By  on October 16, 2009

BOSTON — Joni Mitchell sang about paving paradise to put up a parking lot. At a press conference Thursday to reveal Louis Boston’s new location, owner Debi Greenberg joked about putting paradise on a parking lot.

Greenberg will build a two-story, 20,000-square-foot contemporary store at Fan Pier, a 21-acre swath of South Boston waterfront gradually being redeveloped from parking wasteland to new luxury neighborhood. The store will open in the spring, at which time Greenberg will shutter her Newbury Street store after more than 20 years anchoring Boston’s main shopping thoroughfare.

The first unit on the site will be a permanent tent with a 10-year lease. Clad in vertical cedar siding with water-facing walls of steel-framed glass and an open-plan interior, the store will sit across the Fort Point Channel in close proximity to the Financial District. Greenberg believes the lure of the waterfront setting, and burgeoning restaurant scene, will make Louis a destination. Newcomer The Achilles Project, which paired similarly high-end apparel with a popular restaurant in South Boston, folded earlier this year, but Greenberg has a well-established, affluent clientele she’s counting on bringing with her.

As Fan Pier is built in stages — the master plan calls for eight towers — Louis will either relocate roughly 100 feet north, also overlooking the water, or have its structure integrated into a tower as the ground floors, said developer Joe Fallon. The Louis store will be Fan Pier’s third structure, following the Institute of Contemporary Art, which opened in 2006, and One Marina Dive, an 18-story office tower with ground-floor retail, opening early next year. Fan Pier also has a deep-water marina, harbor walk and park, all nearing completion.

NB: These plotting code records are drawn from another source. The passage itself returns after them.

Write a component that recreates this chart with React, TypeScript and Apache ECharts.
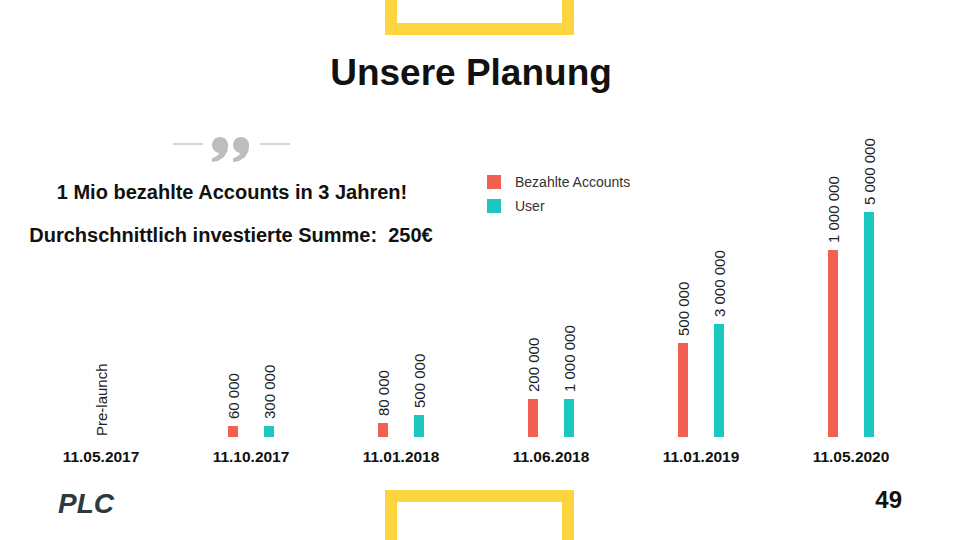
import React, { useEffect, useRef } from "react";
import * as echarts from "echarts";

const categories = ["11.05.2017", "11.10.2017", "11.01.2018", "11.06.2018", "11.01.2019", "11.05.2020"];
// bar heights as drawn on the slide (relative scale, not proportional to labels)
const paidHeights = [0, 11, 14, 38, 94, 187];
const userHeights = [0, 11, 22, 38, 113, 225];
// printed labels
const paidLabels = ["", "60 000", "80 000", "200 000", "500 000", "1 000 000"];
const userLabels = ["", "300 000", "500 000", "1 000 000", "3 000 000", "5 000 000"];
const seriesNames = ["Bezahlte Accounts", "User"];
const firstCategoryNote = "Pre-launch";

const RED = "#F26052";
const TEAL = "#1CC8BE";
const YELLOW = "#FDD63F";
const QUOTE = "#bdbdbd";
const FONT = "'Liberation Sans', Arial, sans-serif";

function quoteMark(cx: number) {
  return [
    { type: "circle", shape: { cx, cy: 145, r: 8 }, style: { fill: QUOTE } },
    {
      type: "polygon",
      shape: {
        points: [
          [cx + 8, 144],
          [cx + 7.5, 151],
          [cx + 4, 157],
          [cx - 2, 161],
          [cx - 8, 162],
          [cx - 8, 158.5],
          [cx - 3, 156],
          [cx + 1, 151],
          [cx + 2, 147],
        ],
      },
      style: { fill: QUOTE },
    },
  ];
}

export default function App() {
  const ref = useRef<HTMLDivElement>(null);
  useEffect(() => {
    if (!ref.current) return;
    const chart = echarts.init(ref.current, undefined, { renderer: "svg" });
    const labelStyle = (labels: string[]) => ({
      show: true,
      position: "top" as const,
      rotate: 90,
      align: "left" as const,
      verticalAlign: "middle" as const,
      distance: 7,
      fontSize: 15,
      fontFamily: FONT,
      color: "#222",
      formatter: (p: any) => labels[p.dataIndex],
    });
    chart.setOption({
      animation: false,
      backgroundColor: "#fff",
      textStyle: { fontFamily: FONT },
      grid: { left: 26, right: 34, top: 137, bottom: 103, containLabel: false },
      legend: {
        orient: "vertical",
        left: 487,
        top: 175,
        padding: 0,
        itemWidth: 14,
        itemHeight: 14,
        itemGap: 10,
        icon: "rect",
        textStyle: { fontSize: 14, color: "#333", fontFamily: FONT, padding: [0, 0, 0, 9] },
        data: seriesNames,
      },
      xAxis: {
        type: "category",
        data: categories,
        axisLine: { show: false },
        axisTick: { show: false },
        axisLabel: { fontSize: 15.5, fontWeight: "bold", color: "#111", margin: 11, fontFamily: FONT },
      },
      yAxis: { type: "value", min: 0, max: 300, show: false, splitLine: { show: false } },
      series: [
        {
          name: seriesNames[0],
          type: "bar",
          data: paidHeights,
          barWidth: 10,
          barGap: "260%",
          itemStyle: { color: RED },
          label: labelStyle(paidLabels),
        },
        {
          name: seriesNames[1],
          type: "bar",
          data: userHeights,
          barWidth: 10,
          barGap: "260%",
          itemStyle: { color: TEAL },
          label: labelStyle(userLabels),
        },
      ],
      graphic: [
        // top yellow frame
        { type: "rect", shape: { x: 391, y: -20, width: 177, height: 49 }, style: { fill: "none", stroke: YELLOW, lineWidth: 12 } },
        // bottom yellow frame
        { type: "rect", shape: { x: 391, y: 496, width: 177, height: 80 }, style: { fill: "none", stroke: YELLOW, lineWidth: 12 } },
        {
          type: "text",
          x: 471,
          y: 72,
          style: { text: "Unsere Planung", fontSize: 37, fontWeight: "bold", fill: "#111", align: "center", verticalAlign: "middle", fontFamily: FONT },
        },
        { type: "line", shape: { x1: 173, y1: 144, x2: 203, y2: 144 }, style: { stroke: "#c8c8c8", lineWidth: 1.5 } },
        { type: "line", shape: { x1: 260, y1: 144, x2: 290, y2: 144 }, style: { stroke: "#c8c8c8", lineWidth: 1.5 } },
        ...quoteMark(220),
        ...quoteMark(241),
        {
          type: "text",
          x: 232,
          y: 192,
          style: { text: "1 Mio bezahlte Accounts in 3 Jahren!", fontSize: 20, fontWeight: "bold", fill: "#111", align: "center", verticalAlign: "middle", fontFamily: FONT },
        },
        {
          type: "text",
          x: 231,
          y: 235,
          style: { text: "Durchschnittlich investierte Summe:  250\u20AC", fontSize: 20, fontWeight: "bold", fill: "#111", align: "center", verticalAlign: "middle", fontFamily: FONT },
        },
        {
          type: "text",
          x: 101,
          y: 436,
          rotation: Math.PI / 2,
          style: { text: firstCategoryNote, fontSize: 15, fill: "#222", align: "left", verticalAlign: "middle", fontFamily: FONT },
        },
        {
          type: "text",
          x: 58,
          y: 503,
          style: { text: "PLC", fontSize: 28, fontWeight: "bold", fontStyle: "italic", fill: "#2c3a40", align: "left", verticalAlign: "middle", fontFamily: "'Liberation Sans Narrow', 'Liberation Sans', sans-serif" },
        },
        {
          type: "text",
          x: 902,
          y: 499,
          style: { text: "49", fontSize: 24, fontWeight: "bold", fill: "#111", align: "right", verticalAlign: "middle", fontFamily: FONT },
        },
      ],
    });
    return () => chart.dispose();
  }, []);
  return <div ref={ref} style={{ position: "fixed", left: 0, top: 0, width: 960, height: 540 }} />;
}
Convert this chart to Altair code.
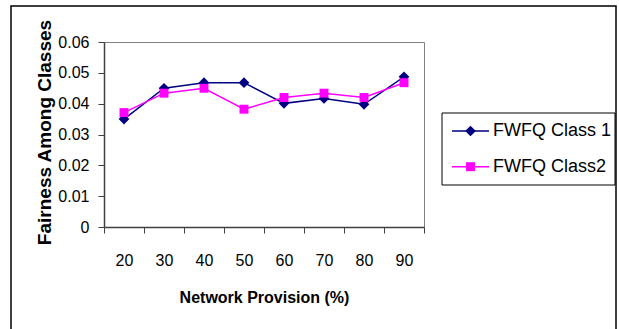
import altair as alt
import pandas as pd

provision = [20, 30, 40, 50, 60, 70, 80, 90]
class1 = [0.035, 0.045, 0.0468, 0.0468, 0.0401, 0.0417, 0.0398, 0.0487]
class2 = [0.0371, 0.0434, 0.045, 0.0382, 0.042, 0.0434, 0.042, 0.0468]
series_names = ["FWFQ Class 1", "FWFQ Class2"]
series_colors = ["#000080", "#FF00FF"]
series_shapes = ["diamond", "square"]
series_sizes = [115, 80]
y_ticks = [0, 0.01, 0.02, 0.03, 0.04, 0.05, 0.06]

FONT = "Liberation Sans, Arial, sans-serif"

rows = []
for p, a, b in zip(provision, class1, class2):
    rows.append({"provision": p, "value": a, "series": series_names[0]})
    rows.append({"provision": p, "value": b, "series": series_names[1]})
df = pd.DataFrame(rows)
legend_df = pd.DataFrame({"series": series_names})

color_scale = alt.Scale(domain=series_names, range=series_colors)
shape_scale = alt.Scale(domain=series_names, range=series_shapes)
size_scale = alt.Scale(domain=series_names, range=series_sizes)

x_enc = alt.X(
    "provision:O",
    scale=alt.Scale(type="band", paddingInner=0, paddingOuter=0),
    axis=alt.Axis(
        title="Network Provision (%)",
        labelAngle=0,
        tickBand="extent",
        labelFontSize=16,
        labelPadding=19,
        tickSize=6,
        titleFontSize=16,
        titleFontWeight="bold",
        titleY=75,
        titleBaseline="alphabetic",
        grid=False,
    ),
)
y_enc = alt.Y(
    "value:Q",
    scale=alt.Scale(domain=[0, 0.06], nice=False, zero=True),
    axis=alt.Axis(
        title="Fairness Among Classes",
        values=y_ticks,
        labelExpr="datum.value == 0 ? '0' : format(datum.value, '.2f')",
        labelFontSize=16,
        labelPadding=9,
        tickSize=6,
        titleFontSize=19,
        titleFontWeight="bold",
        titleAngle=270,
        titleX=-54,
        titleY=90,
        titleAlign="center",
        titleBaseline="alphabetic",
        grid=False,
    ),
)

base = alt.Chart(df).encode(
    x=x_enc,
    y=y_enc,
    color=alt.Color("series:N", scale=color_scale, legend=None),
)
lines = base.mark_line(strokeWidth=1.5)
points = base.mark_point(filled=True, opacity=1).encode(
    shape=alt.Shape("series:N", scale=shape_scale, legend=None),
    size=alt.Size("series:N", scale=size_scale, legend=None),
)
main = alt.layer(lines, points)

one = alt.Data(values=[{"k": 1}])
outer_border = alt.Chart(one).mark_rect(fill=None, stroke="black", strokeWidth=1.5).encode(
    x=alt.value(-93), x2=alt.value(512), y=alt.value(-36), y2=alt.value(300)
)
legend_box = alt.Chart(one).mark_rect(fill="white", stroke="black", strokeWidth=1).encode(
    x=alt.value(338), x2=alt.value(511), y=alt.value(71), y2=alt.value(143)
)

leg_base = alt.Chart(legend_df).encode(
    y=alt.Y("series:N", scale=alt.Scale(type="point", domain=series_names, range=[89, 124.7], padding=0), axis=None),
    color=alt.Color("series:N", scale=color_scale, legend=None),
)
leg_rule = leg_base.mark_rule(strokeWidth=1.5).encode(x=alt.value(348), x2=alt.value(385))
leg_point = leg_base.mark_point(filled=True, opacity=1).encode(
    x=alt.value(366.5),
    shape=alt.Shape("series:N", scale=shape_scale, legend=None),
    size=alt.Size("series:N", scale=size_scale, legend=None),
)
leg_text = leg_base.mark_text(align="left", baseline="middle", fontSize=18, font=FONT).encode(
    x=alt.value(389), text="series:N", color=alt.value("black")
)
legend = alt.layer(leg_rule, leg_point, leg_text)

chart = (
    alt.layer(outer_border, main, legend_box, legend)
    .resolve_scale(y="independent")
    .properties(
        width=320,
        height=185,
        padding={"left": 104, "top": 42, "right": 195, "bottom": 102},
        autosize=alt.AutoSizeParams(type="none"),
        background="white",
    )
    .configure_view(stroke="#808080", strokeWidth=1)
    .configure_axis(
        labelFont=FONT,
        titleFont=FONT,
        labelColor="black",
        titleColor="black",
        domainColor="#404040",
        domainWidth=1.5,
        tickColor="#404040",
        tickWidth=1,
    )
    .configure_text(font=FONT)
)

chart.save("out.html", embed_options={"renderer": "svg", "actions": False})
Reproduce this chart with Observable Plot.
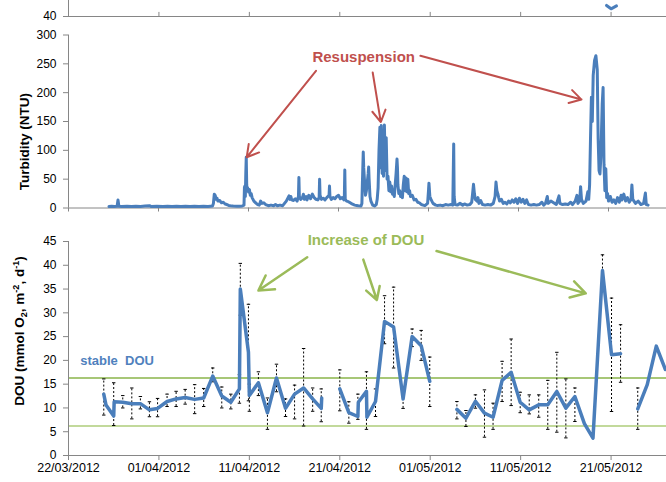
<!DOCTYPE html>
<html><head><meta charset="utf-8">
<script src="https://cdn.jsdelivr.net/npm/d3@7"></script>
<script src="https://cdn.jsdelivr.net/npm/@observablehq/plot@0.6"></script>
<style>
html,body{margin:0;padding:0;background:#fff;overflow:hidden;}
#fig{position:relative;width:666px;height:482px;overflow:hidden;background:#fff;}
#fig svg{position:absolute;left:0;}
</style></head><body><div id="fig"></div>
<script>
// ---------- data (days since 22/03/2012) ----------
const tickDays = [0, 10, 20, 30, 40, 50, 60];
const tickLabels = ["22/03/2012","01/04/2012","11/04/2012","21/04/2012","01/05/2012","11/05/2012","21/05/2012"];
const turbTicks = [0, 50, 100, 150, 200, 250, 300];
const douTicks = [0, 5, 10, 15, 20, 25, 30, 35, 40, 45];

// fragment of the panel above (cropped)
const topDay = [59.5, 60.0, 60.6];
const topVal = [42.3, 41.6, 42.2];

// turbidity (NTU) [day, value]
const turbidity = [[4.5,2.5],[4.8,3],[5.1,2.5],[5.4,3],[5.5,14],[5.6,3],[5.9,2.5],[6.5,3],[7,2.5],[7.5,3],[8,2.8],[8.5,3.5],[9,4],[9.2,2.5],[9.8,3],[10.5,2.6],[11,3.2],[11.5,2.5],[12,3],[12.5,2.8],[13,3.2],[13.5,2.5],[14,3],[14.5,2.6],[15,3],[15.5,2.8],[16,3.5],[16.1,8],[16.2,24],[16.3,22],[16.4,15],[16.5,17],[16.6,12],[16.8,13],[17,9],[17.2,10],[17.4,7],[17.6,6],[17.8,4.5],[18,4],[18.3,3.5],[18.7,3.2],[19,3],[19.3,3.5],[19.5,5],[19.55,36],[19.6,38],[19.65,20],[19.7,60],[19.75,88],[19.8,40],[19.85,30],[19.9,35],[20.0,28],[20.1,32],[20.2,22],[20.3,25],[20.4,18],[20.5,15],[20.6,12],[20.8,9],[21,6],[21.2,5],[21.35,12],[21.5,8],[21.7,9],[21.9,6],[22.2,4],[22.5,5],[22.8,4],[23,6],[23.2,4],[23.5,5],[23.8,4],[24,8],[24.2,12],[24.4,18],[24.5,21],[24.6,15],[24.7,20],[24.8,14],[25.0,13],[25.2,16],[25.4,12],[25.55,20],[25.6,53],[25.65,20],[25.8,15],[26.0,18],[26.1,24],[26.2,15],[26.4,20],[26.5,14],[26.7,22],[26.9,16],[27.1,24],[27.3,18],[27.5,15],[27.7,14],[27.85,18],[27.9,50],[27.95,22],[28.1,15],[28.3,17],[28.5,14],[28.7,18],[28.95,22],[29.0,38],[29.05,20],[29.2,15],[29.4,18],[29.6,16],[29.8,20],[30.0,22],[30.2,16],[30.4,18],[30.6,14],[30.65,20],[30.7,66],[30.75,15],[30.9,12],[31.1,11],[31.3,9],[31.5,7],[31.8,5],[32.0,4.5],[32.2,4],[32.5,3.5],[32.6,8],[32.65,40],[32.75,97],[32.8,70],[32.9,45],[33.0,22],[33.1,30],[33.3,60],[33.35,71],[33.4,50],[33.5,20],[33.6,12],[33.8,5],[34.0,3.5],[34.2,6],[34.3,15],[34.4,35],[34.5,100],[34.6,140],[34.65,70],[34.75,143],[34.85,60],[34.95,129],[35.0,55],[35.1,144],[35.2,65],[35.3,122],[35.4,50],[35.5,55],[35.6,30],[35.7,45],[35.8,28],[35.9,38],[36.0,24],[36.1,28],[36.2,20],[36.4,60],[36.5,85],[36.55,70],[36.6,40],[36.7,25],[36.8,30],[36.9,20],[37.0,25],[37.1,18],[37.2,40],[37.3,55],[37.4,30],[37.5,52],[37.6,28],[37.7,50],[37.8,25],[37.9,30],[38.0,20],[38.2,22],[38.4,14],[38.6,15],[38.8,10],[39.0,9],[39.2,6],[39.4,5],[39.6,4],[39.9,8],[40.0,30],[40.05,43],[40.15,20],[40.3,14],[40.5,8],[40.8,5],[41.0,4.5],[41.3,5],[41.6,4],[41.9,6],[42.2,5],[42.5,6],[42.7,5],[42.75,60],[42.8,111],[42.85,20],[42.95,6],[43.2,5],[43.5,8],[43.8,5],[44.0,7],[44.3,5],[44.6,6],[44.8,10],[44.9,25],[45.0,41],[45.1,25],[45.2,15],[45.4,12],[45.5,18],[45.6,8],[45.8,13],[46.0,6],[46.3,5],[46.6,6],[46.9,5],[47.2,8],[47.4,20],[47.5,45],[47.6,30],[47.7,25],[47.8,18],[47.9,12],[48.1,15],[48.3,8],[48.5,10],[48.7,7],[48.9,12],[49.1,9],[49.3,14],[49.5,10],[49.7,16],[49.9,8],[50.1,17],[50.3,10],[50.5,15],[50.7,8],[50.9,14],[51.1,6],[51.4,5],[51.7,6],[52.0,5],[52.3,6],[52.6,10],[52.8,5],[53.0,8],[53.2,20],[53.3,8],[53.6,12],[53.9,9],[54.2,6],[54.5,21],[54.6,8],[54.9,6],[55.2,7],[55.5,6],[55.8,10],[56.0,6],[56.3,12],[56.5,22],[56.6,8],[56.8,12],[56.9,37],[57.0,15],[57.2,8],[57.5,12],[57.7,28],[57.8,15],[57.9,40],[58.0,120],[58.1,192],[58.2,150],[58.3,230],[58.45,256],[58.6,264],[58.75,240],[58.85,120],[58.95,65],[59.05,59],[59.15,88],[59.3,180],[59.4,209],[59.5,76],[59.6,30],[59.7,68],[59.8,18],[59.9,25],[60.0,12],[60.2,20],[60.4,10],[60.6,14],[60.8,8],[61.0,18],[61.2,10],[61.4,22],[61.5,14],[61.7,24],[61.9,12],[62.1,18],[62.3,10],[62.5,15],[62.6,40],[62.7,15],[63.0,8],[63.3,12],[63.6,6],[63.9,8],[64.1,26],[64.2,6],[64.4,5]];

// DOU (mmol O2 m-2 d-1); null value = gap in line
const douDay = [3.9,4.15,5.0,5.05,6.0,7.0,7.95,8.95,9.85,10.9,11.9,12.9,13.95,14.95,15.95,16.95,17.95,18.9,19.0,19.9,20.0,21.0,22.0,23.0,24.0,25.0,26.0,27.0,27.95,28.0,
  29.0,
  30.0,31.0,32.0,32.05,32.95,33.0,33.95,34.95,35.95,37.0,38.0,39.0,39.95,
  41.5,
  42.95,43.95,45.0,46.0,46.95,47.95,48.95,49.95,50.95,52.0,53.0,54.0,55.0,56.0,57.05,58.0,59.05,60.05,61.05,
  62.0,
  62.95,64.0,65.0,66.0];
const douVal = [12.9,10.6,8.3,11.3,11.2,10.9,10.9,9.6,9.9,11.35,11.9,12.2,11.8,12.1,16.7,12.5,11.2,14.0,35.0,21.7,12.6,15.3,9.0,16.3,9.95,12.9,14.2,11.9,9.9,12.1,
  null,
  14.0,9.0,8.2,11.2,13.5,8.05,11.35,28.2,27.0,11.9,25.0,23.1,15.6,
  null,
  9.7,7.85,11.4,8.9,8.05,15.8,17.5,11.2,9.6,10.65,10.65,13.45,9.95,12.4,6.7,3.65,38.9,21.2,21.4,
  null,
  9.8,14.9,23.0,18.1];
const douLo = [8.5,null,6.3,null,10.0,7.7,9.8,8.15,8.15,10.3,10.3,10.8,8.8,10.3,15.5,10.0,9.8,11.0,29.5,11.5,9.3,12.6,5.5,13.4,8.2,7.7,6.2,9.3,7.1,null,
  null,
  9.4,6.8,7.6,null,5.5,null,8.2,23.5,18.4,9.9,22.9,20.0,10.3,
  null,
  7.7,6.1,9.95,3.85,5.5,11.35,10.5,9.0,8.75,8.05,5.5,4.9,3.7,7.15,null,null,35.0,9.25,15.4,
  null,
  5.5,null,null,null];
const douHi = [16.1,null,15.3,null,12.6,14.2,12.4,11.3,12.0,12.9,13.5,13.9,14.9,14.1,18.4,14.4,12.9,17.0,40.4,31.8,15.0,17.6,12.1,19.2,11.9,14.8,22.5,14.2,14.0,null,
  null,
  18.0,11.3,12.9,null,17.6,null,14.0,33.6,35.4,13.8,26.6,26.3,20.7,
  null,
  11.35,9.46,12.75,13.8,11.0,19.8,24.5,13.3,12.75,12.75,15.8,21.7,16.1,14.2,null,null,42.2,33.1,27.5,
  null,
  14.2,null,null,null];
const stableHigh = 16.3;
const stableLow = 6.2;

// annotations (data coordinates)
const redArrows = [
  {x1: 27.5, y1: 238, x2: 19.8, y2: 88},
  {x1: 33.8, y1: 235, x2: 34.7, y2: 149},
  {x1: 39.1, y1: 264, x2: 57.0, y2: 188}
];
const resuspLabel = {x: 32.8, y: 261, text: "Resuspension"};
const turbTitle = {y: 115, text: "Turbidity (NTU)"};
const greenArrows = [
  {x1: 26.4, y1: 41.7, x2: 21.0, y2: 34.7},
  {x1: 32.6, y1: 41.2, x2: 34.1, y2: 32.7},
  {x1: 40.7, y1: 43.0, x2: 57.2, y2: 34.1}
];
const increaseLabel = {x: 32.9, y: 45.2, text: "Increase of DOU"};
const stableLabel = {x: 1.3, y: 20.0, text: "stable  DOU"};

// ---------- drawing ----------
const axisColor = "#868686";
const blue = "#4a7ebb";
const red = "#c0504d";
const green = "#9bbb59";
const font = "'Liberation Sans', Arial, sans-serif";
const fig = document.getElementById("fig");

function place(svg, top) {
  svg.style.top = top + "px";
  svg.style.background = "transparent";
  svg.style.maxWidth = "none";
  svg.style.overflow = "visible";
  fig.appendChild(svg);
}

// cropped panel above
const topRows = topDay.map((d, i) => ({d, v: topVal[i]}));
const sliver = Plot.plot({
  width: 701, height: 20, marginLeft: 68, marginRight: 0, marginTop: 0, marginBottom: 4,
  style: {fontFamily: font, fontSize: "12px", color: "#000"},
  x: {domain: [0, 70], axis: null},
  y: {domain: [40, 43.33], axis: null},
  marks: [
    Plot.ruleY([40], {stroke: axisColor}),
    Plot.ruleX([0], {stroke: axisColor}),
    Plot.ruleX(tickDays.slice(1), {y1: 40, y2: 40.85, stroke: axisColor}),
    Plot.axisY([40], {tickSize: 5, tickPadding: 7, stroke: axisColor, fill: "#000", label: null}),
    Plot.line(topRows, {x: "d", y: "v", stroke: blue, strokeWidth: 3})
  ]
});
place(sliver, 0);

// turbidity panel
const turbRows = turbidity.map(([d, v]) => ({d, v}));
const turb = Plot.plot({
  width: 698, height: 200, marginLeft: 68, marginRight: 0, marginTop: 14.5, marginBottom: 12.5,
  style: {fontFamily: font, fontSize: "12px", color: "#000"},
  x: {domain: [0, 70], axis: null},
  y: {domain: [0, 300], axis: null},
  marks: [
    Plot.ruleY([0], {stroke: axisColor}),
    Plot.ruleX([0], {stroke: axisColor}),
    Plot.axisX(tickDays, {tickSize: 4, tickFormat: () => "", stroke: axisColor, label: null}),
    Plot.axisY(turbTicks, {tickSize: 5, tickPadding: 7, stroke: axisColor, fill: "#000", label: null}),
    Plot.line(turbRows, {x: "d", y: "v", stroke: blue, strokeWidth: 3}),
    Plot.arrow(redArrows, {x1: "x1", y1: "y1", x2: "x2", y2: "y2", stroke: red, strokeWidth: 2, headLength: 10}),
    Plot.text([resuspLabel], {x: "x", y: "y", text: "text", fill: red, fontWeight: "bold", fontSize: 15}),
    Plot.text([turbTitle], {y: "y", text: "text", frameAnchor: "left", textAnchor: "middle", dx: -44, rotate: -90, fill: "#000", fontWeight: "bold", fontSize: 13.5})
  ]
});
place(turb, 20);

// DOU panel
const douRows = douDay.map((d, i) => ({d, v: douVal[i], lo: douLo[i], hi: douHi[i]}));
const barRows = douRows.filter(r => r.lo != null && r.hi != null);
const capSymbol = {draw(ctx, size) { const w = Math.sqrt(size / Math.PI); ctx.moveTo(-w, 0); ctx.lineTo(w, 0); }};
const dou = Plot.plot({
  width: 701, height: 257, marginLeft: 68, marginRight: 0, marginTop: 16, marginBottom: 27,
  style: {fontFamily: font, fontSize: "12px", color: "#000"},
  x: {domain: [0, 70], axis: null},
  y: {domain: [0, 45], axis: null},
  marks: [
    Plot.ruleY([stableHigh], {stroke: "#8ab54a", strokeWidth: 1.3}),
    Plot.ruleY([stableLow], {stroke: "#c2d99b", strokeWidth: 2.2}),
    Plot.ruleY([0], {stroke: axisColor}),
    Plot.ruleX([0], {stroke: axisColor}),
    Plot.axisX(tickDays, {tickSize: 5, tickPadding: 3, stroke: axisColor, fill: "#000", fontSize: 12.5,
      tickFormat: d => tickLabels[tickDays.indexOf(d)], label: null}),
    Plot.axisY(douTicks, {tickSize: 5, tickPadding: 7, stroke: axisColor, fill: "#000", label: null}),
    Plot.ruleX(barRows, {x: "d", y1: "lo", y2: "hi", stroke: "#000", strokeWidth: 1, strokeDasharray: "2,2"}),
    Plot.dot(barRows, {x: "d", y: "lo", symbol: capSymbol, r: 1.7, stroke: "#000", strokeWidth: 1, fill: "none"}),
    Plot.dot(barRows, {x: "d", y: "hi", symbol: capSymbol, r: 1.7, stroke: "#000", strokeWidth: 1, fill: "none"}),
    Plot.line(douRows, {x: "d", y: "v", stroke: blue, strokeWidth: 3.5}),
    Plot.arrow(greenArrows, {x1: "x1", y1: "y1", x2: "x2", y2: "y2", stroke: green, strokeWidth: 2.5, headLength: 10}),
    Plot.text([increaseLabel], {x: "x", y: "y", text: "text", fill: green, fontWeight: "bold", fontSize: 15}),
    Plot.text([stableLabel], {x: "x", y: "y", text: "text", fill: "#4f81bd", fontWeight: "bold", fontSize: 13, textAnchor: "start"})
  ]
});
place(dou, 225);

// y-axis title with sub/superscripts
const t = d3.select(dou).append("text")
  .attr("transform", "translate(24,106) rotate(-90)")
  .attr("text-anchor", "middle")
  .attr("font-family", font)
  .attr("font-size", 13.5)
  .attr("font-weight", "bold")
  .attr("fill", "#000");
t.append("tspan").text("DOU (mmol O");
t.append("tspan").attr("font-size", 9).attr("dy", 3).text("2");
t.append("tspan").attr("dy", -3).text(", m");
t.append("tspan").attr("font-size", 9).attr("dy", -5).text("-2");
t.append("tspan").attr("dy", 5).text(", d");
t.append("tspan").attr("font-size", 9).attr("dy", -5).text("-1");
t.append("tspan").attr("dy", 5).text(")");
</script></body></html>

At 40,000 square feet, Louis Boston’s current location is one of the largest retail spaces on Newbury, but Greenberg, who owns half the building, said she has not yet inked a deal to sell or to bring in a tenant.

The Fan Pier store will replicate the same mix of categories as the Back Bay store, including men and women’s apparel, home decor, footwear and accessories, and also will house the Mario Russo hair salon and a second-floor restaurant. Greenberg described the new aesthetic as akin to “someone’s loft with a lot of great clothes,” and cited The Apartment, the Manhattan shop staged as a home where everything’s for sale, as one piece of inspiration.

For her spring buy, she has opted for a slightly more casual aesthetic, including lots of sunglasses, and a smattering of new lines — James Perse for women and The Row and Peter Pilotto for men. Still, Louis Boston’s major focus will remain on stocking hard-to-find pieces from emerging talents such as Lyn Devon, Brian Reyes and others.